Si coges la guitarra y te dejas inspirar por países como Chile o aún mejor por las canciones de Victor Jara, respiras libertad por los cuatro costados. No, la voz ya no es misma y las guitarras tampoco. En su interior, ellas guardan la esencia de lo que han sido, de lo que son. La música que sale de la más antigua es la más querida, la que más ha viajado, la que más ha vivido. En este Septiembre, que es diferente a otros, queríamos oír el corrido de Juan sin tierra. Nos atrevimos todos: voz, manos, dedos ágiles, y guitarra.
Hay otros Septiembres, los escritos en los libros que levantan polvaredas de hojas secas y dejan tristes a los amantes silenciosos que descubren la soledad de las montañas que se alzan desde el fondo de los barrancos hasta el cielo teñido de rojos insólitos, diestros, increíbles. Hay Septiembres que añoran las olas, la sal del mar, la bajada de los ríos, la lluvia de los cielos, las nubes gruñonas, los paraguas de Cherburgo, la ausencia de viento, los saltos en los charcos, las botas de agua, el olor de las hojas del arce rojo o del pinsapo alado. Hay Septiembres melancólicos llenos de poesías, de sempiternos defectos, que diría Machado, Neruda diría que a este mes se le caen las hojas y está lleno de cavidades y niebla.
Septiembre, suspiros y miradas de soslayo sobre lienzos que atrapan los coloridos envueltos en trementina y pigmentos anaranjados que ascienden en un caballete ubicado en El jardín de otoño de Van Gogh o en las hojas acuosas de Manet.

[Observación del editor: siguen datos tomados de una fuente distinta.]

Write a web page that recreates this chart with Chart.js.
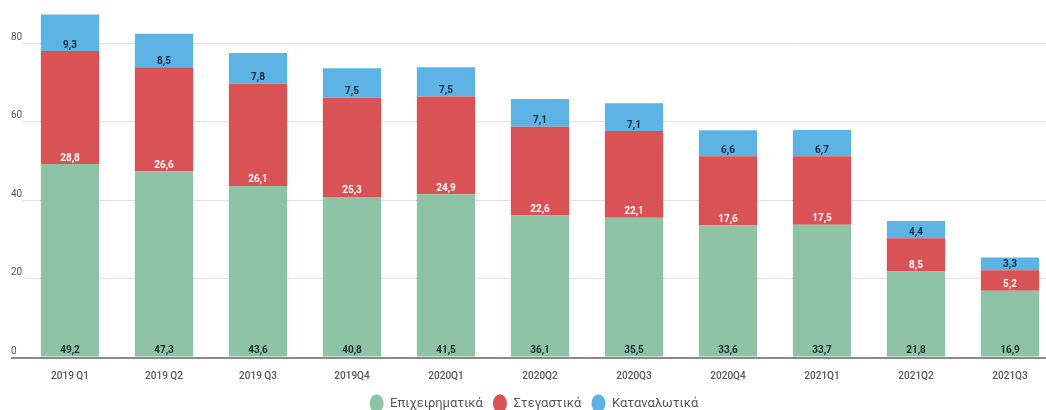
<!DOCTYPE html>
<html>
<head>
<meta charset="utf-8">
<script src="https://cdn.jsdelivr.net/npm/chart.js@4.4.1/dist/chart.umd.min.js"></script>
<style>
  html, body { margin: 0; padding: 0; background: #fff; overflow: hidden; }
  #wrap { position: absolute; left: 0; top: 0; width: 1060px; height: 420px; }
</style>
</head>
<body>
<div id="wrap"><canvas id="chart"></canvas></div>
<script>
// Data
const quarters = ['2019 Q1', '2019 Q2', '2019 Q3', '2019Q4', '2020Q1', '2020Q2', '2020Q3', '2020Q4', '2021Q1', '2021Q2', '2021Q3'];
const business = [49.2, 47.3, 43.6, 40.8, 41.5, 36.1, 35.5, 33.6, 33.7, 21.8, 16.9];
const housing = [28.8, 26.6, 26.1, 25.3, 24.9, 22.6, 22.1, 17.6, 17.5, 8.5, 5.2];
const consumer = [9.3, 8.5, 7.8, 7.5, 7.5, 7.1, 7.1, 6.6, 6.7, 4.4, 3.3];
const yTicks = [0, 20, 40, 60, 80];

const FONT = 'Roboto, "Noto Sans", sans-serif';

// value labels at the bottom of each segment + the dark zero line
const segmentLabels = {
    id: 'segmentLabels',
    afterDatasetsDraw(chart) {
        const ctx = chart.ctx;
        ctx.save();
        ctx.font = 'bold 10px ' + FONT;
        ctx.textAlign = 'center';
        ctx.textBaseline = 'middle';
        chart.data.datasets.forEach((ds, i) => {
            const meta = chart.getDatasetMeta(i);
            meta.data.forEach((bar, j) => {
                ctx.fillStyle = ds.labelColor;
                ctx.fillText(ds.data[j].toFixed(1).replace('.', ','), bar.x, bar.base - 6);
            });
        });
        const y0 = chart.scales.y.getPixelForValue(0);
        ctx.strokeStyle = '#8a8a8a';
        ctx.lineWidth = 2;
        ctx.beginPath();
        ctx.moveTo(11, y0 + 1);
        ctx.lineTo(chart.width, y0 + 1);
        ctx.stroke();
        ctx.restore();
    }
};

const chart = new Chart(document.getElementById('chart'), {
    type: 'bar',
    data: {
        labels: quarters,
        datasets: [
            { label: 'Επιχειρηματικά', data: business, backgroundColor: '#8ec3a6', labelColor: '#1b2a33' },
            { label: 'Στεγαστικά', data: housing, backgroundColor: '#d95256', labelColor: '#ffffff' },
            { label: 'Καταναλωτικά', data: consumer, backgroundColor: '#5db4e4', labelColor: '#1b2a40' }
        ]
    },
    options: {
        responsive: true,
        maintainAspectRatio: false,
        animation: false,
        layout: { padding: { left: 11, top: 4, right: 3, bottom: 0 } },
        datasets: { bar: { barPercentage: 0.62, categoryPercentage: 1 } },
        plugins: {
            tooltip: { enabled: false },
            legend: {
                position: 'bottom',
                labels: {
                    usePointStyle: true,
                    pointStyle: 'circle',
                    boxHeight: 14,
                    pointStyleWidth: 14,
                    padding: 10,
                    color: '#555',
                    font: { family: FONT, size: 13 }
                }
            }
        },
        scales: {
            x: {
                stacked: true,
                grid: { display: false },
                border: { display: false },
                ticks: { color: '#555', padding: 5, font: { family: FONT, size: 10, weight: '500' }, maxRotation: 0 },
                afterFit: s => { s.height = 30; }
            },
            y: {
                stacked: true,
                min: 0,
                max: 90,
                grid: { color: '#e2e2e2', drawTicks: false },
                border: { display: false },
                ticks: { color: '#555', crossAlign: 'far', labelOffset: -6, font: { family: FONT, size: 10 } },
                afterBuildTicks: s => { s.ticks = yTicks.map(v => ({ value: v })); },
                afterFit: s => { s.width = 12; s.paddingTop = 0; s.paddingBottom = 0; }
            }
        }
    },
    plugins: [segmentLabels]
});
</script>
</body>
</html>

Hay niños que corren en Septiembre hasta la puerta de los colegios, encantados de reencontrarse con amigos o de cambiar de dirección en un verano demasiado largo. Olor a lápices, a ceras, a gomas de borrar, a baberos a patios de recreo, a lágrimas de pocos años. Sí, esta es la voz diferente, el rumor soleado del mes que habitamos.